Wilco Kelderman – comes here after altitude camp, the Jumbo-Visma riders usually go very well after spending a few weeks up at the top of a mountain. Kelderman has always been a huge talent, but he rarely wins, something he’d love to put right.

Romain Bardet – form seems to be building nicely with the Tour just a matter of weeks away. He’ll be disappointed if he doesn’t finish in the top 5 in this stage, but winning will require a return to days of yonder.

Mattias Skjelmose – 2023 has already been a brilliant year for Mattias, 2nd in Flèche Wallonne was my personal highlight. This race is a massive challenge for him, the three mountain stages will push him to his limit, and maybe a bit beyond. He’s another just back from altitude training, in his case he only returned on Thursday, which adds an element of doubt about his level in the opening stages of this race. Fingers crossed, he’s on a good day, and can challenge for the win.

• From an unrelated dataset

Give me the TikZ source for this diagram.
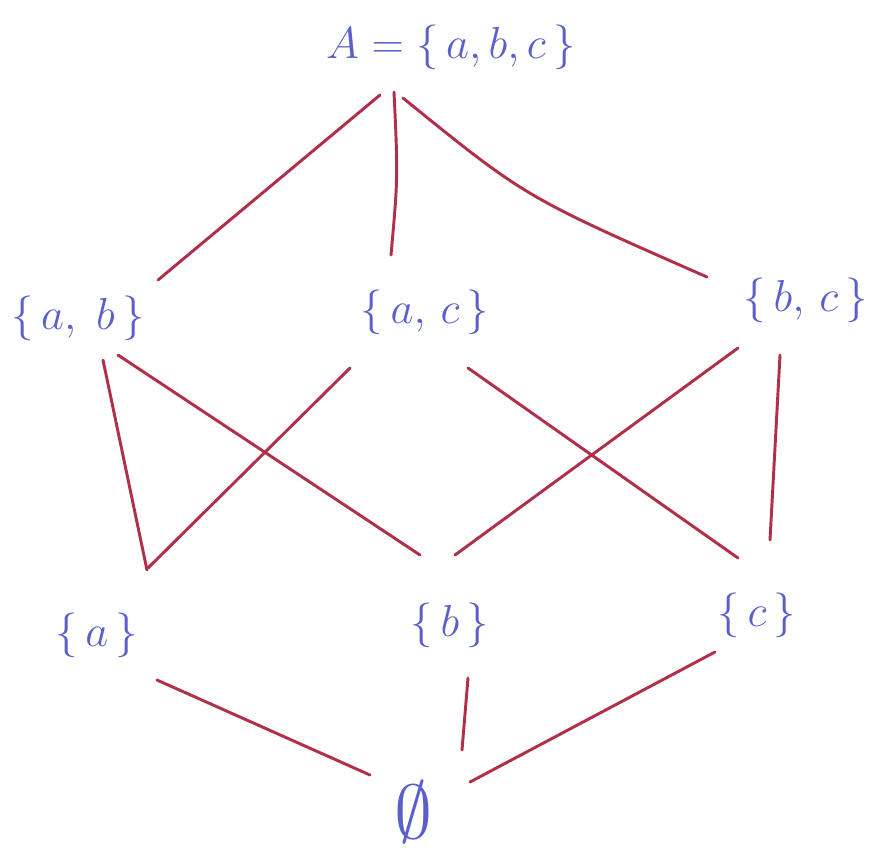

Felix Gall – the Austrian is in brilliant form; his reward is a new deal with AG2R. He’s been close to taking his first pro win in recent weeks, but given who he’s up against in this stage, winning will be very hard. I think if he’s improved a little from his last outing in the Mercan’Tour, he could challenge for the top 5.

Sergio Higuita – hasn’t had a good season, despite a stage win in the Basque Country, he’s here to prove he deserves a place in the Tour de France team. I’m going to assume he’ll be at his best, that means he should be challenging for the win. 

Pello Bilbao – another looking to get ready for the Tour de France. Bilbao rarely wins uphill finishes, I don’t see him winning this stage, a place between 5th and 10th is likely.

Tom Pidcock – his win in Strade Bianche was brilliant, he backed that up with podium finishes in both Amstel and Liège, yet I get the feeling he would have wanted more. Since Liège, he’s been focusing on getting in shape for the Tour de France, that means getting back in the swing of climbing big mountains. If he’s here for GC (I assume he is) it’s the first time he’s done so in a race of this difficulty. Can he surprise and challenge for the win?

Roland Thalmann – breakaway hopeful number 1.

Mark Donovan – breakaway hopeful number 2.

Vadim Pronskiy – breakaway hopeful number 3.

Prediction Time

UAE to chase the break and set up a GC fight for the stage.

Embed from Getty Images

I’ll take a win for Juan Ayuso, it’s time for him to shine.